:: Entries with chart source code ::

☆ ☆ ☆ ☆ ☆ ☆ ☆

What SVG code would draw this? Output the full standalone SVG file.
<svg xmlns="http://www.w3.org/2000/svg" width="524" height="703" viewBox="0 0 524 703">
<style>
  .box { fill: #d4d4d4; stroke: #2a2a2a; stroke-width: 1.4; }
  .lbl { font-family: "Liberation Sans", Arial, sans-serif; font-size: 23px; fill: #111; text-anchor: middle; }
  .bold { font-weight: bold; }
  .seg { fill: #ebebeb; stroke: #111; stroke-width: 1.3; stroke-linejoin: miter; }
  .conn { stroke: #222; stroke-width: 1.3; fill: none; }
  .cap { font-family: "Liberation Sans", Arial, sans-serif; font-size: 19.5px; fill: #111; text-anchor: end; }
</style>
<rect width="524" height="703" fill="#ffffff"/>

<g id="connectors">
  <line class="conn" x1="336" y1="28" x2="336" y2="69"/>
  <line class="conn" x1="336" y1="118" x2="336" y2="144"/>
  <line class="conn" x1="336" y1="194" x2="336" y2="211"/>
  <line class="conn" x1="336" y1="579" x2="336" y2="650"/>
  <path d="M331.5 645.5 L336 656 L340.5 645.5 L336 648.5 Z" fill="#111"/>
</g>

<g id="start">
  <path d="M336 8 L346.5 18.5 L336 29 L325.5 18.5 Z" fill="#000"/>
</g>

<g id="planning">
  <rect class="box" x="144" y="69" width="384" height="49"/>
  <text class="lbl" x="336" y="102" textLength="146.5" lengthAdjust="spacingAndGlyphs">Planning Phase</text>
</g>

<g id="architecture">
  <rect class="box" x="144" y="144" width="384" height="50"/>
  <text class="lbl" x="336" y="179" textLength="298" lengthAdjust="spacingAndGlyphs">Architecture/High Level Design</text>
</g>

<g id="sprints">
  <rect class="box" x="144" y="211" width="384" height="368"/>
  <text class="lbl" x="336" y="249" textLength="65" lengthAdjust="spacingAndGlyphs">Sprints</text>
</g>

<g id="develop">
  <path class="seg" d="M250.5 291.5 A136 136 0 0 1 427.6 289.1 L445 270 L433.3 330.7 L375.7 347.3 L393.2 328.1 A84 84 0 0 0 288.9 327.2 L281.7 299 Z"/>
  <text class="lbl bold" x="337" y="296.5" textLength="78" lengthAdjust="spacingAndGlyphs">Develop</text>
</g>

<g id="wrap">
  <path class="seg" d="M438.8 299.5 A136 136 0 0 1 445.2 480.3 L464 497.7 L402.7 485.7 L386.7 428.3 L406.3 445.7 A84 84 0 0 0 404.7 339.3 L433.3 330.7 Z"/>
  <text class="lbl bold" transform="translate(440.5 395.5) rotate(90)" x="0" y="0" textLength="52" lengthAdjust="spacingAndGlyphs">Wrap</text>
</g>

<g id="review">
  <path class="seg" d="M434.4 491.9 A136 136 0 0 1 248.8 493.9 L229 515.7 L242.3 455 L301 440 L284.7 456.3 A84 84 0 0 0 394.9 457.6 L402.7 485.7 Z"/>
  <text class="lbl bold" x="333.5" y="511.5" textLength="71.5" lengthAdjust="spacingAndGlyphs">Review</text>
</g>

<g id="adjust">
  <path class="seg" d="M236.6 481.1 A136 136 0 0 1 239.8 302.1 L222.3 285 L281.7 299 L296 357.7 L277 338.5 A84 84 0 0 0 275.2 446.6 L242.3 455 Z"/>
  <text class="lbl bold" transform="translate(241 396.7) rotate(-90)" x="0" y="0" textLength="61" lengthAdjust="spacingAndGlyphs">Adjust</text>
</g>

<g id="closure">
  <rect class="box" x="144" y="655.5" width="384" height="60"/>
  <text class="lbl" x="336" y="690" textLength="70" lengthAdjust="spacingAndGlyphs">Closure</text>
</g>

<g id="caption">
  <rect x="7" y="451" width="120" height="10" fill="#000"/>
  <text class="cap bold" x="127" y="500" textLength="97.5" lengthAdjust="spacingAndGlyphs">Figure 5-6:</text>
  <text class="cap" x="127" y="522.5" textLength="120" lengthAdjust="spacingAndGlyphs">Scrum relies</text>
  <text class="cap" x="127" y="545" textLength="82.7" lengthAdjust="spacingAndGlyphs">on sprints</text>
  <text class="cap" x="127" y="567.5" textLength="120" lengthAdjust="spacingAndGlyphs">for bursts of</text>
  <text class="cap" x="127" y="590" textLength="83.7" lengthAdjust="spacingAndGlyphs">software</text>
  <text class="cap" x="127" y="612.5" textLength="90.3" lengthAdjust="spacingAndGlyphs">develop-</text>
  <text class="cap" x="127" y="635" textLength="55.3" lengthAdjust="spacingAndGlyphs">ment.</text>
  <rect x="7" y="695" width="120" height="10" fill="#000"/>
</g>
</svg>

☆ ☆ ☆ ☆ ☆ ☆ ☆

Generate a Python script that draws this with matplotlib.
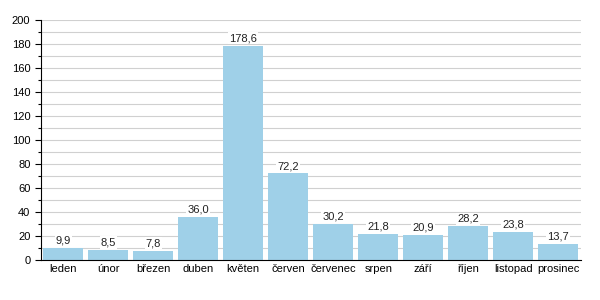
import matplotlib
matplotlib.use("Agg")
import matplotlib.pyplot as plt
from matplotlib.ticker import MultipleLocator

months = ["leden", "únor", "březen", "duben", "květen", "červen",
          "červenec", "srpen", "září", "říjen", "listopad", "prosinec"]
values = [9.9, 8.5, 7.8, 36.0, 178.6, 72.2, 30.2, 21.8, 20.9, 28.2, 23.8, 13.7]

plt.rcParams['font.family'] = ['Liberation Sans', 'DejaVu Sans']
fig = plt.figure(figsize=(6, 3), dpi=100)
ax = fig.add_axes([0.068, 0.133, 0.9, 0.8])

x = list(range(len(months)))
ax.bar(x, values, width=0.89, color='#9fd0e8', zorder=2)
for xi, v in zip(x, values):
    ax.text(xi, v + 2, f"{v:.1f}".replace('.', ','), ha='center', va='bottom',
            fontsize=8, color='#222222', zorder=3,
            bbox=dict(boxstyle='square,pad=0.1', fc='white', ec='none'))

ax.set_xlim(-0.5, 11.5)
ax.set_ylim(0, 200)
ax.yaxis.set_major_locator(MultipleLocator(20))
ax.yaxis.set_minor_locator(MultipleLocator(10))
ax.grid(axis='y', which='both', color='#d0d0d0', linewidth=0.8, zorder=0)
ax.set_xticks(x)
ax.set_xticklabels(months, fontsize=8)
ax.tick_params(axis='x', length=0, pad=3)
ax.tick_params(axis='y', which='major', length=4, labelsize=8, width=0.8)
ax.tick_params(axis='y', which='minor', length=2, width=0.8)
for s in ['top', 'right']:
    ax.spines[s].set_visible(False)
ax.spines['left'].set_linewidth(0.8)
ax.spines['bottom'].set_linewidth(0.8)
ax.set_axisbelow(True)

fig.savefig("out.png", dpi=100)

☆ ☆ ☆ ☆ ☆ ☆ ☆

:: SET TASK ::
Examine the data above and state how many of its lines contain the word "this", with no further remarks.

:: TASK SOLUTION ::
2